# start of Recorded data

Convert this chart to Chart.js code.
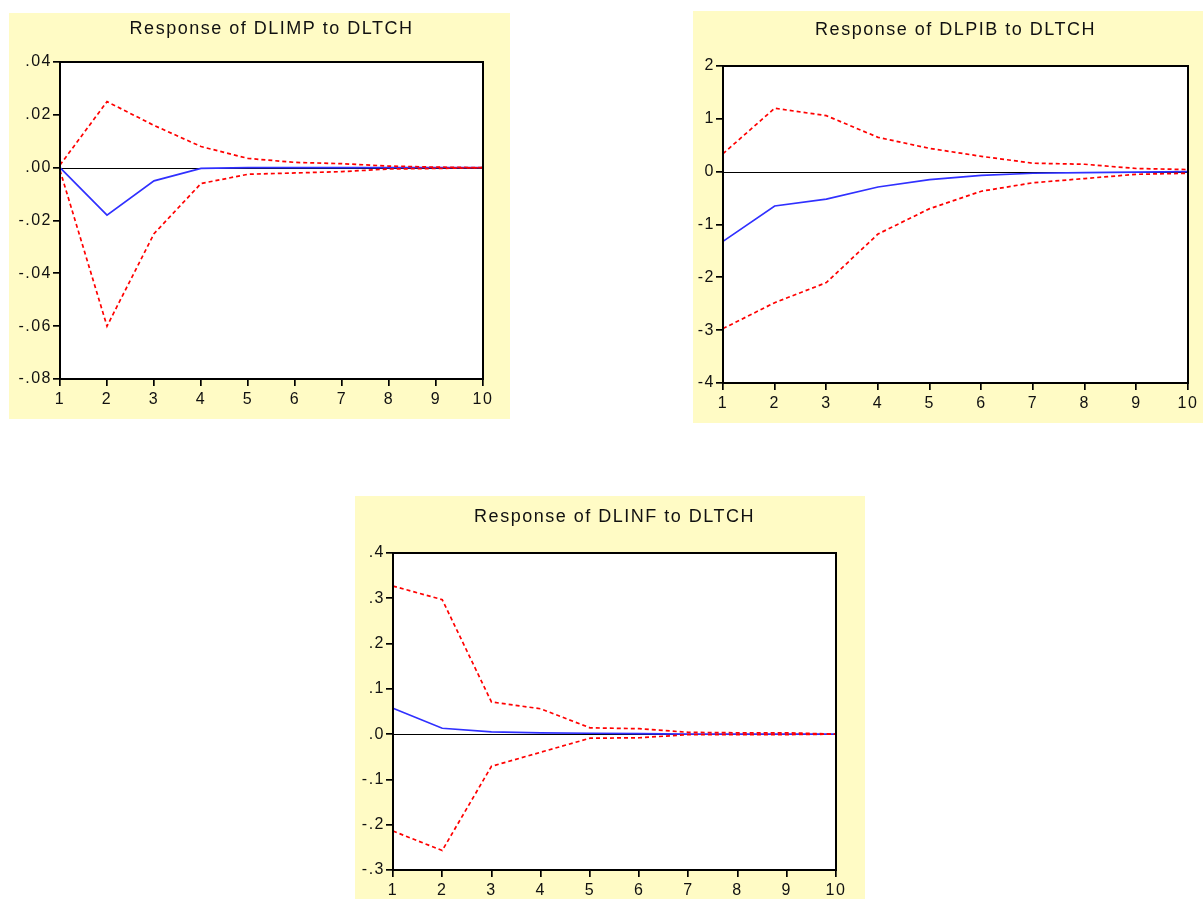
<!DOCTYPE html>
<html>
<head>
<meta charset="utf-8">
<script src="https://cdn.jsdelivr.net/npm/chart.js@4.4.1/dist/chart.umd.min.js"></script>
<style>
  html, body { margin: 0; padding: 0; background: #ffffff; }
  body { width: 1203px; height: 899px; position: relative; overflow: hidden; }
  canvas { position: absolute; background: #FFFBC5; }
</style>
</head>
<body>
<canvas id="c1" width="501" height="406" style="left:9px;top:13px;width:501px;height:406px;"></canvas>
<canvas id="c2" width="510" height="412" style="left:693px;top:11px;width:510px;height:412px;"></canvas>
<canvas id="c3" width="510" height="403" style="left:355px;top:496px;width:510px;height:403px;"></canvas>
<script>
// ---- data ----
const periods = ['1','2','3','4','5','6','7','8','9','10'];

// Response of DLIMP to DLTCH
const imp_resp  = [0.000, -0.018, -0.005, -0.0003, 0.0000, 0.0000, 0.0000, 0.0000, 0.0000, 0.0000];
const imp_upper = [0.001, 0.025, 0.016, 0.008, 0.0035, 0.002, 0.0015, 0.0006, 0.0002, 0.0000];
const imp_lower = [-0.001, -0.060, -0.025, -0.006, -0.0025, -0.002, -0.0015, -0.0005, -0.0003, 0.0000];
const imp_yTicks = [-0.08, -0.06, -0.04, -0.02, 0, 0.02, 0.04];
const imp_yLabels = ['-.08', '-.06', '-.04', '-.02', '.00', '.02', '.04'];

// Response of DLPIB to DLTCH
const pib_resp  = [-1.32, -0.65, -0.52, -0.29, -0.15, -0.07, -0.03, -0.02, -0.01, 0.00];
const pib_upper = [0.34, 1.20, 1.06, 0.65, 0.44, 0.29, 0.16, 0.14, 0.06, 0.04];
const pib_lower = [-2.97, -2.48, -2.10, -1.18, -0.70, -0.37, -0.21, -0.13, -0.05, -0.03];
const pib_yTicks = [-4, -3, -2, -1, 0, 1, 2];
const pib_yLabels = ['-4', '-3', '-2', '-1', '0', '1', '2'];

// Response of DLINF to DLTCH
const inf_resp  = [0.057, 0.013, 0.005, 0.003, 0.002, 0.001, 0.000, 0.000, 0.000, 0.000];
const inf_upper = [0.327, 0.297, 0.071, 0.056, 0.014, 0.012, 0.004, 0.003, 0.003, 0.000];
const inf_lower = [-0.214, -0.257, -0.071, -0.040, -0.009, -0.008, -0.001, -0.001, -0.001, 0.000];
const inf_yTicks = [-0.3, -0.2, -0.1, 0, 0.1, 0.2, 0.3, 0.4];
const inf_yLabels = ['-.3', '-.2', '-.1', '.0', '.1', '.2', '.3', '.4'];

// ---- plugins ----
const spacingPlugin = {
  id: 'spacing',
  beforeLayout(chart) { chart.ctx.letterSpacing = '1.5px'; },
  beforeDraw(chart) { chart.ctx.letterSpacing = '1.5px'; }
};
const frameZeroPlugin = {
  id: 'frameZero',
  beforeDatasetsDraw(chart) {
    const { ctx, chartArea: a, scales } = chart;
    ctx.save();
    ctx.fillStyle = '#FFFFFF';
    ctx.fillRect(a.left, a.top, a.right - a.left, a.bottom - a.top);
    const y0 = Math.round(scales.y.getPixelForValue(0)) + 0.5;
    ctx.strokeStyle = '#000000';
    ctx.lineWidth = 1.2;
    ctx.beginPath();
    ctx.moveTo(a.left, y0);
    ctx.lineTo(a.right, y0);
    ctx.stroke();
    ctx.restore();
  },
  afterDatasetsDraw(chart) {
    const { ctx, chartArea: a } = chart;
    ctx.save();
    ctx.strokeStyle = '#000000';
    ctx.lineWidth = 2;
    ctx.strokeRect(a.left, a.top, a.right - a.left, a.bottom - a.top);
    ctx.restore();
  }
};

const FONT = '"Liberation Sans", Arial, sans-serif';

function makeChart(id, title, resp, upper, lower, yTicks, yLabels, geom) {
  const ctx = document.getElementById(id);
  return new Chart(ctx, {
    type: 'line',
    data: {
      labels: periods,
      datasets: [
        { label: 'upper', data: upper, borderColor: '#FF0000', borderWidth: 1.7, borderDash: [4, 3], pointRadius: 0, tension: 0, fill: false },
        { label: 'lower', data: lower, borderColor: '#FF0000', borderWidth: 1.7, borderDash: [4, 3], pointRadius: 0, tension: 0, fill: false },
        { label: 'response', data: resp, borderColor: '#3030FF', borderWidth: 1.7, pointRadius: 0, tension: 0, fill: false }
      ]
    },
    options: {
      responsive: false,
      animation: false,
      events: [],
      layout: { padding: { left: 0, right: geom.right, top: 0, bottom: 0 } },
      plugins: {
        legend: { display: false },
        tooltip: { enabled: false },
        title: {
          display: true,
          text: title,
          fullSize: false,
          color: '#111111',
          font: { family: FONT, size: 18, weight: 'normal', lineHeight: 1.2 },
          padding: { top: geom.tTop, bottom: geom.tBottom }
        }
      },
      scales: {
        x: {
          type: 'category',
          offset: false,
          grid: { display: true, drawOnChartArea: false, drawTicks: true, tickLength: 7, color: '#000000', lineWidth: 1.7 },
          border: { display: false },
          ticks: { color: '#111111', padding: 4, maxRotation: 0, autoSkip: false,
                   font: { family: FONT, size: 16 } },
          afterFit(s) { s.height = geom.xH; }
        },
        y: {
          min: yTicks[0],
          max: yTicks[yTicks.length - 1],
          afterBuildTicks(s) { s.ticks = yTicks.map(v => ({ value: v })); },
          grid: { display: true, drawOnChartArea: false, drawTicks: true, tickLength: 7, color: '#000000', lineWidth: 1.7 },
          border: { display: false },
          ticks: {
            color: '#111111', padding: 1,
            font: { family: FONT, size: 16 },
            callback(v, i) { return yLabels[i]; }
          },
          afterFit(s) { s.width = geom.yW; }
        }
      }
    },
    plugins: [spacingPlugin, frameZeroPlugin]
  });
}

makeChart('c1', 'Response of DLIMP to DLTCH', imp_resp, imp_upper, imp_lower, imp_yTicks, imp_yLabels,
  { right: 27, tTop: 5.2, tBottom: 22.2, xH: 40, yW: 51 });
makeChart('c2', 'Response of DLPIB to DLTCH', pib_resp, pib_upper, pib_lower, pib_yTicks, pib_yLabels,
  { right: 15, tTop: 8.2, tBottom: 25.2, xH: 40, yW: 30 });
makeChart('c3', 'Response of DLINF to DLTCH', inf_resp, inf_upper, inf_lower, inf_yTicks, inf_yLabels,
  { right: 29, tTop: 10.2, tBottom: 25.2, xH: 29, yW: 38 });
</script>
</body>
</html>
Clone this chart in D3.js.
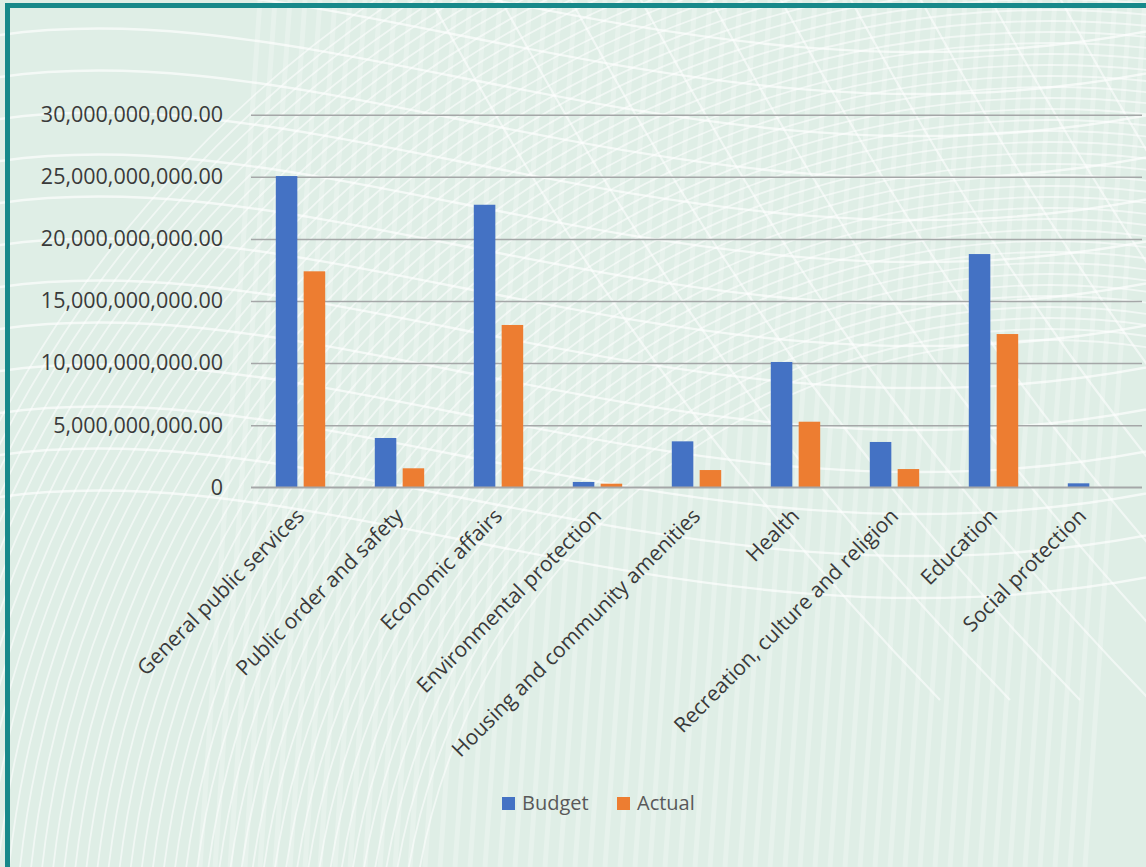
<!DOCTYPE html>
<html>
<head>
<meta charset="utf-8">
<script src="https://cdn.jsdelivr.net/npm/d3@7"></script>
<style>
  html, body { margin: 0; padding: 0; background: #e4f1ea; }
  svg { display: block; }
  text { font-family: "Open Sans", "Noto Sans", sans-serif; }
</style>
</head>
<body>
<svg id="chart" width="1146" height="867"></svg>
<script>
// ---- data ----
const categories = [
  "General public services",
  "Public order and safety",
  "Economic affairs",
  "Environmental protection",
  "Housing and community amenities",
  "Health",
  "Recreation, culture and religion",
  "Education",
  "Social protection"
];
const seriesNames = ["Budget", "Actual"];
const budget = [25.06e9, 3.97e9, 22.75e9, 0.43e9, 3.70e9, 10.09e9, 3.65e9, 18.78e9, 0.32e9];
const actual = [17.39e9, 1.53e9, 13.07e9, 0.29e9, 1.39e9, 5.28e9, 1.47e9, 12.34e9, 0.02e9];
const tickValues = [0, 5e9, 10e9, 15e9, 20e9, 25e9, 30e9];
const colors = ["#4472c4", "#ed7d31"];

// ---- layout ----
const W = 1146, H = 867;
const plot = { left: 251, right: 1142, top: 114.7, bottom: 487.3 };

const svg = d3.select("#chart");

// background
svg.append("rect").attr("width", W).attr("height", H).attr("fill", "#dfeee6");
const deco = svg.append("g").attr("fill", "none").attr("stroke", "#ffffff");
// faint vertical stripes
deco.append("g").attr("stroke-opacity", 0.25).attr("stroke-width", 5)
  .selectAll("line").data(d3.range(260, 1146, 15)).join("line")
  .attr("x1", d => d).attr("y1", 0).attr("x2", d => d - 60).attr("y2", H);
// concentric arcs (lower-left fan)
deco.append("g").attr("stroke-opacity", 0.55).attr("stroke-width", 1.8)
  .selectAll("circle").data(d3.range(640, 1200, 11)).join("circle")
  .attr("cx", 1050).attr("cy", 980).attr("r", d => d);
// sweeping diagonal curves
deco.append("g").attr("stroke-opacity", 0.65).attr("stroke-width", 2.4)
  .selectAll("path").data(d3.range(0, 14)).join("path")
  .attr("d", i => {
    const y0 = -40 + i * 42;
    return `M ${-50} ${y0} C ${300} ${y0 - 80}, ${700} ${y0 + 180}, ${1200} ${y0 + 60}`;
  });
deco.append("g").attr("stroke-opacity", 0.55).attr("stroke-width", 2.2)
  .selectAll("path").data(d3.range(0, 10)).join("path")
  .attr("d", i => {
    const x0 = 420 + i * 70;
    return `M ${x0} ${-20} C ${x0 + 120} ${200}, ${x0 + 250} ${420}, ${x0 + 520} ${700}`;
  });

// teal frame
svg.append("rect").attr("x", 5).attr("y", 3).attr("width", W - 5).attr("height", 5).attr("fill", "#17898a");
svg.append("rect").attr("x", 5).attr("y", 3).attr("width", 5).attr("height", H - 3).attr("fill", "#17898a");

// scales
const x0 = d3.scaleBand().domain(categories).range([plot.left, plot.right]).padding(0);
const step = x0.step();
const x1 = d3.scaleBand().domain(seriesNames)
  .range([step / 2 - 24.7, step / 2 + 24.7]).paddingInner(0.227).paddingOuter(0);
const y = d3.scaleLinear().domain([0, 30e9]).range([plot.bottom, plot.top]);

// gridlines
const yAxis = d3.axisLeft(y).tickValues(tickValues)
  .tickSize(-(plot.right - plot.left))
  .tickFormat(d => d === 0 ? "0" : d3.format(",.2f")(d));
const gy = svg.append("g").attr("transform", `translate(${plot.left},0)`).call(yAxis);
gy.select(".domain").remove();
gy.selectAll(".tick line").attr("stroke", "#a5a7a8").attr("stroke-width", 1.5);
gy.selectAll(".tick text").attr("x", -28).attr("fill", "#3a3a3a")
  .attr("font-size", 21.5).attr("font-family", "Open Sans, sans-serif");

// bars
const rows = categories.map((c, i) => ({ cat: c, vals: [budget[i], actual[i]] }));
const groups = svg.append("g").selectAll("g").data(rows).join("g")
  .attr("transform", d => `translate(${x0(d.cat)},0)`);
groups.selectAll("rect").data(d => d.vals.map((v, j) => ({ s: seriesNames[j], v, j }))).join("rect")
  .attr("x", d => x1(d.s))
  .attr("width", x1.bandwidth())
  .attr("y", d => y(d.v))
  .attr("height", d => y(0) - y(d.v))
  .attr("fill", d => colors[d.j]);

// baseline over bars
svg.append("line").attr("x1", plot.left).attr("x2", plot.right)
  .attr("y1", y(0)).attr("y2", y(0)).attr("stroke", "#a5a7a8").attr("stroke-width", 1.5);

// category labels
const xAxis = d3.axisBottom(x0).tickSize(0);
const gx = svg.append("g").attr("transform", `translate(0,${plot.bottom})`).call(xAxis);
gx.select(".domain").remove();
gx.selectAll(".tick text")
  .attr("fill", "#3a3a3a").attr("font-size", 21).attr("font-family", "Open Sans, sans-serif")
  .attr("text-anchor", "end").attr("dy", 0).attr("y", 0)
  .attr("transform", (d, i) => `translate(${i === categories.length - 1 ? -5 : 5},30) rotate(-45)`);

// legend
const legend = svg.append("g").attr("transform", "translate(502,797)");
const li = legend.selectAll("g").data(seriesNames).join("g")
  .attr("transform", (d, i) => `translate(${i * 115},0)`);
li.append("rect").attr("width", 13).attr("height", 13).attr("fill", (d, i) => colors[i]);
li.append("text").attr("x", 20).attr("y", 12.5).attr("fill", "#595959")
  .attr("font-size", 20).text(d => d);
</script>
</body>
</html>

# end of Recorded data

* _Description of the task_: Reproduce each line of the entries in which the word "this" is found.

* _Response_:
Convert this chart to Chart.js code.
Clone this chart in D3.js.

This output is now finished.